I point this out not to frighten (it should be noted that, if you are reading this, then unconventional reading probably doesn’t scare you anyway), but to entice. This work is a challenge worthy of any who prides themselves on reading, both demanding and rewarding in its experience. There is no apology for the style, nor toward those who would be intimidated. I can only describe that style in terms that make sense to me, because my cultural history is not yours and this book defies simple confinement – to me, this is Ulysses reborn, mutated by the whims of impressionist and experimental jazz and exposed under the harsh sun of the American south. I bring up Ulysses because the comparison works on levels beyond the most obvious, that of jumping between wildly different literary formats. Like Joyce’s legendary work, this is an epic that deals with gritty details of multiple, difficult lives. And yet, like the Odyssey that inspired Joyce’s tale, it deals with characters who are mythical and mortal.

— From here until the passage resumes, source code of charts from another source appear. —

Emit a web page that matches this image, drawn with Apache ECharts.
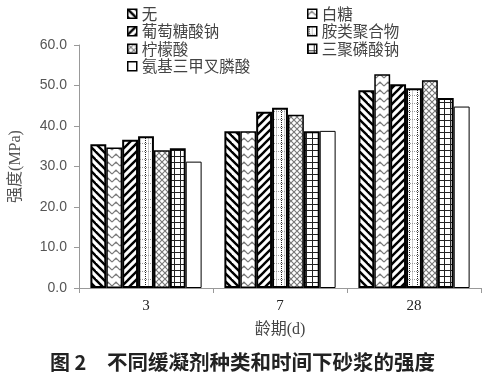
<!DOCTYPE html>
<html><head><meta charset="utf-8">
<script src="https://cdn.jsdelivr.net/npm/echarts@6/dist/echarts.min.js"></script>
<style>html,body{margin:0;padding:0;background:#fff}#c{width:485px;height:383px}</style>
</head><body><div id="c"></div>
<script>
const categories = ['3', '7', '28'];
const seriesNames = ['无', '白糖', '葡萄糖酸钠', '胺类聚合物', '柠檬酸', '三聚磷酸钠', '氨基三甲叉膦酸'];
const v_none = [35.5, 38.7, 48.8];
const v_sugar = [34.7, 38.7, 52.8];
const v_gluconate = [36.6, 43.5, 50.3];
const v_amine = [37.5, 44.5, 49.3];
const v_citric = [34.0, 42.8, 51.3];
const v_stpp = [34.5, 38.7, 46.9];
const v_atmp = [31.2, 38.8, 44.8];
const yTicks = [0, 10, 20, 30, 40, 50, 60];

function pat(type) {
  const c = document.createElement('canvas');
  const s = (type === 'grid' || type === 'cross') ? 6 : 8;
  c.width = s; c.height = s;
  const g = c.getContext('2d');
  g.fillStyle = '#fff'; g.fillRect(0, 0, s, s);
  if (type === 'back' || type === 'fwd') {
    g.strokeStyle = '#000'; g.lineWidth = 2.4;
    const L = (x1, y1, x2, y2) => { g.beginPath(); g.moveTo(x1, y1); g.lineTo(x2, y2); g.stroke(); };
    if (type === 'back') { L(-2, -2, s + 2, s + 2); L(-2, s - 2, 2, s + 2); L(s - 2, -2, s + 2, 2); }
    else { L(-2, s + 2, s + 2, -2); L(-2, 2, 2, -2); L(s - 2, s + 2, s + 2, s - 2); }
  } else if (type === 'zig') {
    g.strokeStyle = '#777'; g.lineWidth = 1.1;
    g.beginPath(); g.moveTo(0, 6); g.lineTo(4, 2); g.lineTo(8, 6); g.stroke();
    g.beginPath(); g.moveTo(4, 2); g.lineTo(4, 4); g.stroke();
  } else if (type === 'dots') {
    g.fillStyle = '#ccc'; g.fillRect(4, 0, 1, s);
    g.fillStyle = '#222';
    for (let y = 0; y < s; y += 2) { g.fillRect(1, y, 1, 1); }
    g.fillStyle = '#999';
    for (let x = 0; x < s; x += 2) { g.fillRect(x, 7, 1, 1); }
  } else if (type === 'cross') {
    g.strokeStyle = '#777'; g.lineWidth = 1.1;
    g.beginPath(); g.moveTo(0, 0); g.lineTo(s, s); g.moveTo(0, s); g.lineTo(s, 0); g.stroke();
  } else if (type === 'grid') {
    g.fillStyle = '#222'; g.fillRect(0, 0, s, 1); g.fillRect(0, 0, 1, s);
  }
  return { image: c, repeat: 'repeat' };
}

const styles = [
  { color: pat('back'), borderColor: '#000', borderWidth: 2 },
  { color: pat('zig'), borderColor: '#000', borderWidth: 1.5 },
  { color: pat('fwd'), borderColor: '#000', borderWidth: 2 },
  { color: pat('dots'), borderColor: '#000', borderWidth: 2 },
  { color: pat('cross'), borderColor: '#000', borderWidth: 1.5 },
  { color: pat('grid'), borderColor: '#000', borderWidth: 2 },
  { color: '#fff', borderColor: '#000', borderWidth: 1 }
];
const values = [v_none, v_sugar, v_gluconate, v_amine, v_citric, v_stpp, v_atmp];

const chart = echarts.init(document.getElementById('c'), null, { renderer: 'canvas' });
const legendText = { fontFamily: 'Noto Sans CJK SC', fontSize: 15.5, color: '#444', lineHeight: 17.5 };
chart.setOption({
  animation: false,
  backgroundColor: '#fff',
  grid: { left: 75, right: 4, top: 45, bottom: 95 },
  legend: [
    { data: [seriesNames[0], seriesNames[2], seriesNames[4], seriesNames[6]], orient: 'vertical', left: 127, top: 5,
      icon: 'rect', itemWidth: 9, itemHeight: 9, itemGap: 0, itemStyle: { borderWidth: 1.5 }, textStyle: legendText, padding: 0, selectedMode: false },
    { data: [seriesNames[1], seriesNames[3], seriesNames[5]], orient: 'vertical', left: 307, top: 5,
      icon: 'rect', itemWidth: 9, itemHeight: 9, itemGap: 0, itemStyle: { borderWidth: 1.5 }, textStyle: legendText, padding: 0, selectedMode: false }
  ],
  xAxis: {
    type: 'category', data: categories,
    name: '龄期(d)', nameLocation: 'middle', nameGap: 34,
    nameTextStyle: { fontFamily: 'Liberation Serif, Noto Sans CJK SC', fontSize: 16, color: '#444' },
    axisLine: { lineStyle: { color: '#999' } },
    axisTick: { show: true, length: 5, lineStyle: { color: '#999' } },
    axisLabel: { fontFamily: 'Liberation Serif', fontSize: 15, color: '#222', margin: 11 }
  },
  yAxis: {
    type: 'value', min: yTicks[0], max: yTicks[yTicks.length - 1], interval: 10,
    name: '强度(MPa)', nameLocation: 'middle', nameGap: 55, nameRotate: 90,
    nameTextStyle: { fontFamily: 'Liberation Serif, Noto Sans CJK SC', fontSize: 16, color: '#555' },
    axisLine: { show: true, lineStyle: { color: '#999' } },
    axisTick: { show: true, length: 5, lineStyle: { color: '#999' } },
    splitLine: { show: false },
    axisLabel: { fontFamily: 'Liberation Sans', fontSize: 14, color: '#555', margin: 12,
      formatter: v => v.toFixed(1) }
  },
  series: seriesNames.map((n, i) => ({
    name: n, type: 'bar', data: values[i], barGap: '0%', barCategoryGap: '17%',
    itemStyle: styles[i]
  })),
  graphic: [
    { type: 'text', left: 50, top: 352, style: { text: '图 2', font: 'bold 20px "Noto Sans CJK SC"', fill: '#222' } },
    { type: 'text', left: 107, top: 352, style: { text: '不同缓凝剂种类和时间下砂浆的强度', font: 'bold 20.5px "Noto Sans CJK SC"', fill: '#222' } }
  ]
});
</script></body></html>
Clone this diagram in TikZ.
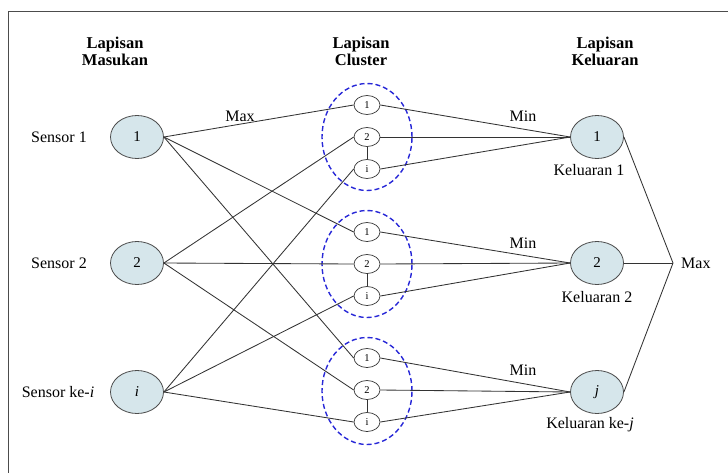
\documentclass[tikz,border=0pt]{standalone}
\usepackage{fontspec}
\setmainfont{Liberation Serif}
\usetikzlibrary{shapes.geometric}
\definecolor{nodefill}{RGB}{214,230,235}
\definecolor{dashblue}{RGB}{40,40,215}
\begin{document}
\begin{tikzpicture}[x=1pt,y=-1pt,
  lbl/.style={font=\fontsize{16}{19}\selectfont, inner sep=0pt},
  hdr/.style={font=\fontsize{16.5}{17}\selectfont\bfseries, align=center, inner sep=0pt},
  big/.style={ellipse, draw=black!70, fill=nodefill, line width=0.8pt, minimum width=53pt, minimum height=43pt, inner sep=0pt, font=\fontsize{15}{18}\selectfont},
  sm/.style={ellipse, draw=black!80, fill=white, line width=0.7pt, minimum width=26pt, minimum height=19pt, inner sep=0pt, font=\fontsize{10.5}{12}\selectfont},
  grp/.style={ellipse, draw=dashblue, line width=1.4pt, dash pattern=on 5pt off 3pt, minimum width=90pt, minimum height=107pt, inner sep=0pt},
  wire/.style={draw=black!80, line width=0.85pt}]
\useasboundingbox (0,0) rectangle (728,472);
\draw[black!70, line width=1pt] (8,475) -- (8,11) -- (730,11);

% headers
\node[hdr] (h1) at (115,51.5) {Lapisan\\Masukan};
\node[hdr] (h2) at (361,51.5) {Lapisan\\Cluster};
\node[hdr] (h3) at (605,51.5) {Lapisan\\Keluaran};

% cluster groups
\node[grp] (g1) at (367,137) {};
\node[grp] (g2) at (367,264) {};
\node[grp] (g3) at (367,391) {};

% input nodes
\node[big] (in1) at (137,137) {1};
\node[big] (in2) at (137,263) {2};
\node[big] (ini) at (137,392) {\itshape i};
\node[lbl] (s1) at (59,137) {Sensor 1};
\node[lbl] (s2) at (59,263) {Sensor 2};
\node[lbl] (si) at (58,392) {Sensor ke-\textit{i}};

% output nodes
\node[big] (o1) at (597,137) {1};
\node[big] (o2) at (597,263) {2};
\node[big] (oj) at (597,392) {\itshape j};
\node[lbl] (k1) at (589,170) {Keluaran 1};
\node[lbl] (k2) at (597,297) {Keluaran 2};
\node[lbl] (kj) at (590,425) {Keluaran ke-\textit{j}};

% cluster nodes
\node[sm] (a1) at (367,105) {1};
\node[sm] (a2) at (367,137) {2};
\node[sm] (ai) at (367,169) {i};
\node[sm] (b1) at (367,232) {1};
\node[sm] (b2) at (367,264) {2};
\node[sm] (bi) at (367,296) {i};
\node[sm] (c1) at (367,358) {1};
\node[sm] (c2) at (367,390) {2};
\node[sm] (ci) at (367,422) {i};

\coordinate (mx) at (673,263);
\node[lbl, anchor=west] (mxl) at (681,263) {Max};

% labels
\node[lbl] (lmax) at (240,116) {Max};
\node[lbl] (lmin1) at (523,116) {Min};
\node[lbl] (lmin2) at (523,243) {Min};
\node[lbl] (lmin3) at (523,370) {Min};

% wires input -> cluster
\draw[wire] (in1.east) -- (a1.west);
\draw[wire] (in1.east) -- (b1.west);
\draw[wire] (in1.east) -- (c1.west);
\draw[wire] (in2.east) -- (a2.west);
\draw[wire] (in2.east) -- (b2.west);
\draw[wire] (in2.east) -- (c2.west);
\draw[wire] (ini.east) -- (ai.west);
\draw[wire] (ini.east) -- (bi.west);
\draw[wire] (ini.east) -- (ci.west);

% within clusters
\draw[wire, line width=0.6pt] (a2.south) -- (ai.north);
\draw[wire, line width=0.6pt] (b2.south) -- (bi.north);
\draw[wire, line width=0.6pt] (c2.south) -- (ci.north);

% cluster -> output
\foreach \n in {a1,a2,ai} \draw[wire] (\n.east) -- (o1.west);
\foreach \n in {b1,b2,bi} \draw[wire] (\n.east) -- (o2.west);
\foreach \n in {c1,c2,ci} \draw[wire] (\n.east) -- (oj.west);

% output -> max
\draw[wire] (o1.east) -- (mx);
\draw[wire] (o2.east) -- (mx);
\draw[wire] (oj.east) -- (mx);
\end{tikzpicture}
\end{document}
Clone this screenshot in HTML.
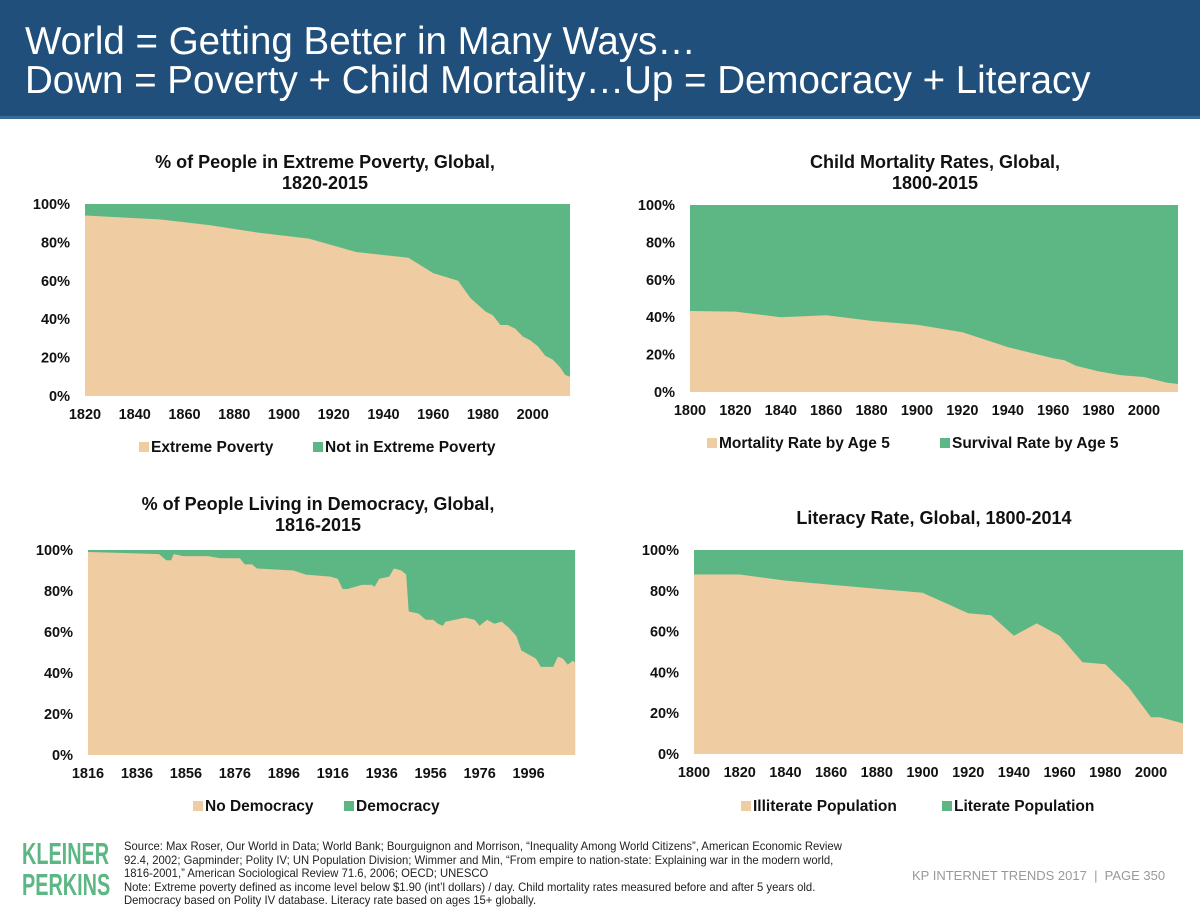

Milazzo is acutely aware of the misconceptions and half-truths surrounding the life of Thelonious Monk, a man seen as an unappreciated genius savant by his celebrants and a drug-addicted adulterer by his detractors, and yet Milazzo makes no attempt to convey a sense of realism, or even of stable reality. Instead of historical fiction, he attempts to encapsulate the experience that is Monk’s existence, and, as is the case with a piece of music, or indeed any art, the value is deeply dependent on the reader. Much of the “story” is relayed through the imagined perspective of Monk’s wife, Nellie, and this is the closest thing resembling an anchor that the novel presents. Like we the reader, Nellie acts and reacts with the idea of Monk, at times caught up in the idea and at times acutely aware of the man.
At a time when our highest grossing movies are neatly trimmed escapist fantasies involving superhumans and when much of the American populace seeks another celebrity athlete upon which to pin their idolatry, I find this book particularly resonant. It is an examination of brilliance and humanity, an acknowledgement of the coexistence of what we label as flaws and beauty. Odysseus was an adulterer and a killer. Leopold Bloom was a meek cuckold. This rendition of Thelonious Monk is just a man, with all of the greatness that entails.